• Raw data:
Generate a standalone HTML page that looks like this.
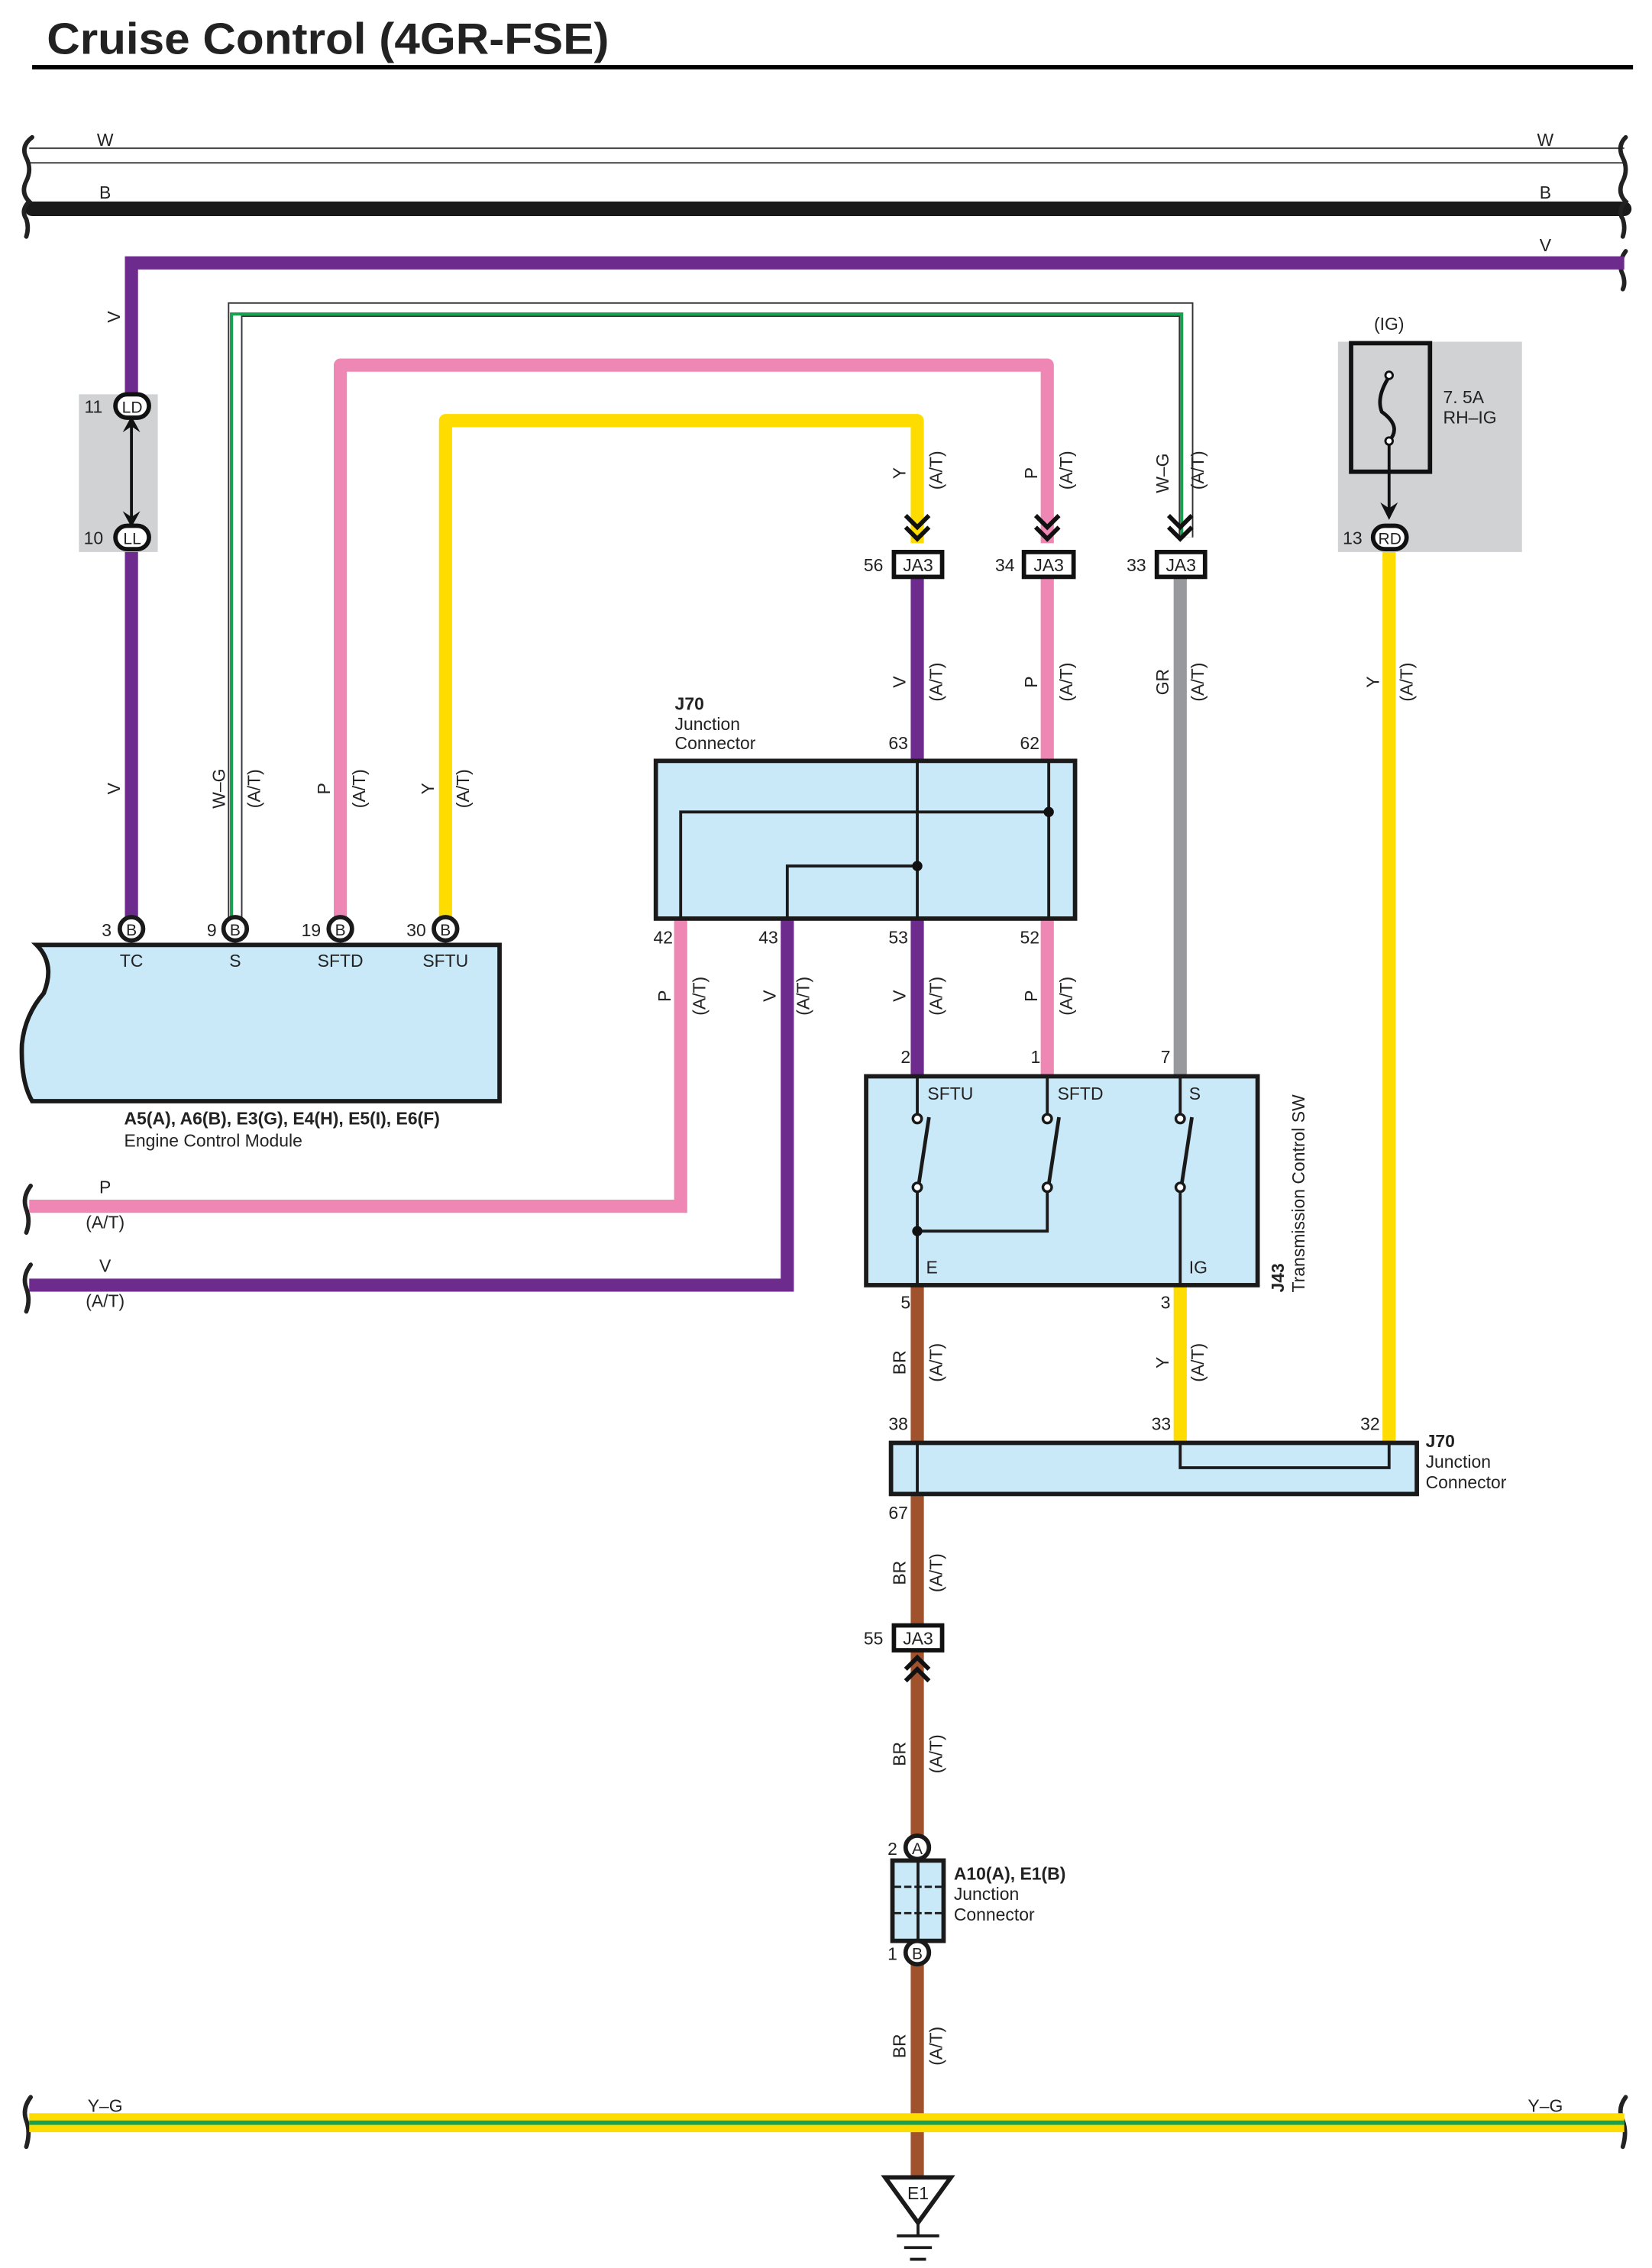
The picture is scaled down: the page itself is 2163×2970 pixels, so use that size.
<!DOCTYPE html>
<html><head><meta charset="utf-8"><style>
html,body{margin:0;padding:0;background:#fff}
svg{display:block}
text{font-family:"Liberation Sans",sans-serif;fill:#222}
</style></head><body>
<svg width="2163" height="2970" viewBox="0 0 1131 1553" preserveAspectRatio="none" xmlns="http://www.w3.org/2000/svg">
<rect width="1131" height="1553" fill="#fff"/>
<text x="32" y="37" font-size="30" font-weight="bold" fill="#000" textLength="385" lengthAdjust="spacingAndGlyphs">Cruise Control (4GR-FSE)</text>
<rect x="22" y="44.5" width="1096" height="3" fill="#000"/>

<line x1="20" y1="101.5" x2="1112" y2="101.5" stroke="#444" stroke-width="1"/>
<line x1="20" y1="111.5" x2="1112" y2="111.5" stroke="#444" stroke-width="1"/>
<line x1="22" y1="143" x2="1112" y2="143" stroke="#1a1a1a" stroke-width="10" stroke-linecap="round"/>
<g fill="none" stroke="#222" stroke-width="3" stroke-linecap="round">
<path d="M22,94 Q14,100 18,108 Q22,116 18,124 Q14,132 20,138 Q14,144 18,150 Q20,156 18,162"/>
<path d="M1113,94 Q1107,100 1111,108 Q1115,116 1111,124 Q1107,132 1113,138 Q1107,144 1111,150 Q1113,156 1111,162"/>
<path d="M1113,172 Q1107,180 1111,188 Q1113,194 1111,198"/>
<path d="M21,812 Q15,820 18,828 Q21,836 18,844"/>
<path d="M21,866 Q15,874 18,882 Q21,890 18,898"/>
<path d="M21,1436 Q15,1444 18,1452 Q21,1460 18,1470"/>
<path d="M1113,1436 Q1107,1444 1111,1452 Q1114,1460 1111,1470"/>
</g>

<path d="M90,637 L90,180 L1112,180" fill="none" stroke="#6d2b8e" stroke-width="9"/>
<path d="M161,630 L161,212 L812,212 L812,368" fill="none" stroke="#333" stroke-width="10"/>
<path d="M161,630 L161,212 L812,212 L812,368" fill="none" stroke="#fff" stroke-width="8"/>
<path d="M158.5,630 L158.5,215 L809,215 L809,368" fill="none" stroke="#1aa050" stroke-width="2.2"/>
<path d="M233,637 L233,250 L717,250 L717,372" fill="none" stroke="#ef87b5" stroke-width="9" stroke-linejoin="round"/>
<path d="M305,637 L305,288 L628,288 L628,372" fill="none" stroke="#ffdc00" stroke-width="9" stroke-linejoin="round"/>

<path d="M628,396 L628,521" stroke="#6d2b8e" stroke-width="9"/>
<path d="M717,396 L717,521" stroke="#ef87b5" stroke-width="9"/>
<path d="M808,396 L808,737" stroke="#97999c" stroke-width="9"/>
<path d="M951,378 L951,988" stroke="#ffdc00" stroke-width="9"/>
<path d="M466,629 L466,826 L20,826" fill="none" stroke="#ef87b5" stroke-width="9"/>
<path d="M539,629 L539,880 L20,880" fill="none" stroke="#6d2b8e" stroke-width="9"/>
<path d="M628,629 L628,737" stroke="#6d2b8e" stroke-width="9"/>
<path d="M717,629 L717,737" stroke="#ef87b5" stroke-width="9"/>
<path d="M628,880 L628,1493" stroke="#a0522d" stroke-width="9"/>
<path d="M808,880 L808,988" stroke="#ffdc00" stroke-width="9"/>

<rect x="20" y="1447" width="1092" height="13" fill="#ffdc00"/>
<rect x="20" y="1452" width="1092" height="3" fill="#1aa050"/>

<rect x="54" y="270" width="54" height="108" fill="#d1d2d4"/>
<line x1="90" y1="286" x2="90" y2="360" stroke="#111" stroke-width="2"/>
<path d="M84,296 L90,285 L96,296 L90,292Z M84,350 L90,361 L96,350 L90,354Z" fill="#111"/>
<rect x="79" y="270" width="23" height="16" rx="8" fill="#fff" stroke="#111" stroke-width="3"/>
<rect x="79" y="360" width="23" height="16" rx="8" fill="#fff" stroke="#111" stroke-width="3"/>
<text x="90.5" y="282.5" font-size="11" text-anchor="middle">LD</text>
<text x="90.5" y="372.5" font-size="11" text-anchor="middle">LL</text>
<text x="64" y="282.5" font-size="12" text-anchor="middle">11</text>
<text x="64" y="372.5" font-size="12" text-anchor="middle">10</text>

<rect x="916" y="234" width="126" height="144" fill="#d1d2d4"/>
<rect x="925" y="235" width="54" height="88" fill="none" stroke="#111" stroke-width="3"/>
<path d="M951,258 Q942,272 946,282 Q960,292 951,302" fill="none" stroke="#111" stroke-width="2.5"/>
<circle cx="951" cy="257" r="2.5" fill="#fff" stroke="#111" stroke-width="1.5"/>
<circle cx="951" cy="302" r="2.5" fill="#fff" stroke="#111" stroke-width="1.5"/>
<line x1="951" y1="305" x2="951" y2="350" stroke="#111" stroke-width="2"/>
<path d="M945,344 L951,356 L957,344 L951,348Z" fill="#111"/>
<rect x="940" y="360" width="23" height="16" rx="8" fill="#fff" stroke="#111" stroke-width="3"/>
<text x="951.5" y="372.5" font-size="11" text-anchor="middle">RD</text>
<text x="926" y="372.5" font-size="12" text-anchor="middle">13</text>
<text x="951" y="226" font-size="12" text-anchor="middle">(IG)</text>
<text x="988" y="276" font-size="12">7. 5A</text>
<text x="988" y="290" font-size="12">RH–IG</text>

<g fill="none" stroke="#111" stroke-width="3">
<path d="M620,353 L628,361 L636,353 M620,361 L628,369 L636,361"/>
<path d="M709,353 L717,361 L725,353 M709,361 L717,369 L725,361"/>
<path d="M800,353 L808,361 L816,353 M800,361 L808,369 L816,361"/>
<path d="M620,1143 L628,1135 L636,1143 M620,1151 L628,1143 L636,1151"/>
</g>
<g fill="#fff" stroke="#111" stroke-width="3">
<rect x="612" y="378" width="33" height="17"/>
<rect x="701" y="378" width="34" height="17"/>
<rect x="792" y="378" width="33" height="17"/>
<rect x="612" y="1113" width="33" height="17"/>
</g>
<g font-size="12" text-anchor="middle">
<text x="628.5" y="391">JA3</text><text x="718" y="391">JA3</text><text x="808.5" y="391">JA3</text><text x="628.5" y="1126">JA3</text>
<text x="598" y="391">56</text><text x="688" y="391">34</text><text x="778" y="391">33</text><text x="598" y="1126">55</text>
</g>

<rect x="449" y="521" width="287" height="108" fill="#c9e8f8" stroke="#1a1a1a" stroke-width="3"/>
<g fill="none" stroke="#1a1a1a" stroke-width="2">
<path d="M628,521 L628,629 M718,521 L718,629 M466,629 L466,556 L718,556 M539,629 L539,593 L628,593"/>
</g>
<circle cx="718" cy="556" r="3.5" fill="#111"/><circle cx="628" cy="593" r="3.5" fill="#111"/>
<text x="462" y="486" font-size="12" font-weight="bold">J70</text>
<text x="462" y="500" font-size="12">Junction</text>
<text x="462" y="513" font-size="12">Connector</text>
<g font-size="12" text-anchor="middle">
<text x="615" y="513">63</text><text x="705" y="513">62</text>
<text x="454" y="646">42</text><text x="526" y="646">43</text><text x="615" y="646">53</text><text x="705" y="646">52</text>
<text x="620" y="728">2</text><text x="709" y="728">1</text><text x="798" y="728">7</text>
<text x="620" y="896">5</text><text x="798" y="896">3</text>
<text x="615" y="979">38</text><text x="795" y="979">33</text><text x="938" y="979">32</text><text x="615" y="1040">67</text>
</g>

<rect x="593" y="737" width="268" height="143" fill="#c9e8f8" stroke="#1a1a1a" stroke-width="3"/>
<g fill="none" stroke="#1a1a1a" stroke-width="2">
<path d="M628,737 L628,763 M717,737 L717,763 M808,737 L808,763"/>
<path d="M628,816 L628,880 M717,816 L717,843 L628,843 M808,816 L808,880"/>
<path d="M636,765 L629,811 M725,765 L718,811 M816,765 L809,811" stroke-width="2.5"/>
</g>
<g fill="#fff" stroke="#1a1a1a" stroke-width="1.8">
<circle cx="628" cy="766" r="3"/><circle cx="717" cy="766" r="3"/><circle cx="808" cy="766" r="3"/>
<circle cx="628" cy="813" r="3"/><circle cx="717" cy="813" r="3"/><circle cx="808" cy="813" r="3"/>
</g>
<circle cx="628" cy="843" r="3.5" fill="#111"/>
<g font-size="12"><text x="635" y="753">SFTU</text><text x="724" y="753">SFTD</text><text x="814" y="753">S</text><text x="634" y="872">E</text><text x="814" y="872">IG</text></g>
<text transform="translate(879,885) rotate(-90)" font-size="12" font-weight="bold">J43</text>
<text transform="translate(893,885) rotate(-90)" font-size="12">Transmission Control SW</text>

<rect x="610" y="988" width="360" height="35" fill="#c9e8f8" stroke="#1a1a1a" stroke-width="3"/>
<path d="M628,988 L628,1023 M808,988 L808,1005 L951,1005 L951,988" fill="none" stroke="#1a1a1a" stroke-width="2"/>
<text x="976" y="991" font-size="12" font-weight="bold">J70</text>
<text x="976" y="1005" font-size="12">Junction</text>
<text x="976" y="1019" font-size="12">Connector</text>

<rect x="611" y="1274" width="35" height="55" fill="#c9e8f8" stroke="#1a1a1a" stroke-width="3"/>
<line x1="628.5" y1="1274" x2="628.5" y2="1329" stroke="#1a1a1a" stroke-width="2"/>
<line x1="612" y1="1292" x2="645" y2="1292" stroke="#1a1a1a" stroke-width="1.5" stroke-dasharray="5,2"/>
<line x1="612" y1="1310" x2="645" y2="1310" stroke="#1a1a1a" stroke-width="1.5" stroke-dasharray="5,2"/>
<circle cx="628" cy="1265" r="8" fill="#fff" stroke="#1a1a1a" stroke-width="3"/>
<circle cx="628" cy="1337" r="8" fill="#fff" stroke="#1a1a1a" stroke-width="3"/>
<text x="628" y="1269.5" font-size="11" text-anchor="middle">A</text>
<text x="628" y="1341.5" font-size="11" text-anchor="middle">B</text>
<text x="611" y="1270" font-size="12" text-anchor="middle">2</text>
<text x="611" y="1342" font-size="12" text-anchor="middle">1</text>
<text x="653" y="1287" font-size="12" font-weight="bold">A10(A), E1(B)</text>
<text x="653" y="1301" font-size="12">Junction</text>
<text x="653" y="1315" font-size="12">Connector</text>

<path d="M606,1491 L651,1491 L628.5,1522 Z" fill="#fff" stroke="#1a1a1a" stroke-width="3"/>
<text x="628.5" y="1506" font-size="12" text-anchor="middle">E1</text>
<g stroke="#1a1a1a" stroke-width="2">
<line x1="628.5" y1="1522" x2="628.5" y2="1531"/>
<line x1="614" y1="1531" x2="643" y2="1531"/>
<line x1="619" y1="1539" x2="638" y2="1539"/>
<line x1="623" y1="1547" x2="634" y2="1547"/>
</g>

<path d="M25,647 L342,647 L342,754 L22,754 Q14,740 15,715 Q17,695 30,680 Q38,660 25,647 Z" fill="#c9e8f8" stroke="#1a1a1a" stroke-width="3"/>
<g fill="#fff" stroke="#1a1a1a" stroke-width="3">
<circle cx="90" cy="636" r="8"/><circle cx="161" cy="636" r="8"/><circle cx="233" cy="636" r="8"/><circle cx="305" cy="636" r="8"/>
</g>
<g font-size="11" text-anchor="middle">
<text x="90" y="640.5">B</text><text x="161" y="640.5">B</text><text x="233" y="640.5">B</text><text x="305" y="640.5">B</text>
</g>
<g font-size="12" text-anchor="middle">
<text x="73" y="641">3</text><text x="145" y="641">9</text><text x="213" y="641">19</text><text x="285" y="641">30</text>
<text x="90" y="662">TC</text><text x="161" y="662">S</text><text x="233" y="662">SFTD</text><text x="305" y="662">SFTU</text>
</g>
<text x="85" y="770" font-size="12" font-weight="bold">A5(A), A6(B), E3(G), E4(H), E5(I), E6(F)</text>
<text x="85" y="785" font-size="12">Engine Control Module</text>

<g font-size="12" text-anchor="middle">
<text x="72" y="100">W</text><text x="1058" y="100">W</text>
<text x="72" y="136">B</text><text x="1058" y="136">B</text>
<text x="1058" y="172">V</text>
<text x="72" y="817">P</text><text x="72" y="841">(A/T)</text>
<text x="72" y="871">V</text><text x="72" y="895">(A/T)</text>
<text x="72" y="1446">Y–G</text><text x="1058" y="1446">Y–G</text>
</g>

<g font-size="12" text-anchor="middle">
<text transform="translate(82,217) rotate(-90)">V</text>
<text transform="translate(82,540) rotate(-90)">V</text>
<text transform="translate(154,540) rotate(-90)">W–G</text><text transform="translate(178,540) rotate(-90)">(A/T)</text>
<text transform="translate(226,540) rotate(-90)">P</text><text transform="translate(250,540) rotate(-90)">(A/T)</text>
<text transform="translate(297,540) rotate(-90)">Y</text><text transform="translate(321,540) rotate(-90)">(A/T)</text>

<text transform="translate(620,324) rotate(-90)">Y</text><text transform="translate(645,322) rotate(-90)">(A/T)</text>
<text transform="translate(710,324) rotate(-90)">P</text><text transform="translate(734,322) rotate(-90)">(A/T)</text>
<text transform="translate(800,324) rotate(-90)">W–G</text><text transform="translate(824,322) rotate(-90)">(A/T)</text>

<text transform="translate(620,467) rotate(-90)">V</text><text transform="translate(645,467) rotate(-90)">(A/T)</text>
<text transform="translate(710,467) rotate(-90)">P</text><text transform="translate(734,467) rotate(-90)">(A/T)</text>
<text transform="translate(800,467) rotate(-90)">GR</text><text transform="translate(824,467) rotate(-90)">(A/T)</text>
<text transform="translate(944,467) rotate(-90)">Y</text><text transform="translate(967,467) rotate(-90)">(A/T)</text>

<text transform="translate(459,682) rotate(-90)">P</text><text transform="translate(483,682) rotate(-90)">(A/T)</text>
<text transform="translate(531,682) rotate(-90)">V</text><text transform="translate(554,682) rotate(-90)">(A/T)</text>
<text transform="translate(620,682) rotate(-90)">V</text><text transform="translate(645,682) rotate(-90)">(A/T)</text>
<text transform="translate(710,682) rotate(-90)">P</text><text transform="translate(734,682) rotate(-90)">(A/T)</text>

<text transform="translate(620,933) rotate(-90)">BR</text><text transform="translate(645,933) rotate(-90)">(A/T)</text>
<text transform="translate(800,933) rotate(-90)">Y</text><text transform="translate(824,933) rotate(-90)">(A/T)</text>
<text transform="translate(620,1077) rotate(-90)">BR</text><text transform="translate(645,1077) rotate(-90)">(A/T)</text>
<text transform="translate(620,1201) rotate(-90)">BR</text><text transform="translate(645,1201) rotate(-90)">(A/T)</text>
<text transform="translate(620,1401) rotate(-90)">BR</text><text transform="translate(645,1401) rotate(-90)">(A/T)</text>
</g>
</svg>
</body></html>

• To be done: Locate and copy each line in the data above that includes the word "page".

• Full response:
Generate a standalone HTML page that looks like this.
The picture is scaled down: the page itself is 2163×2970 pixels, so use that size.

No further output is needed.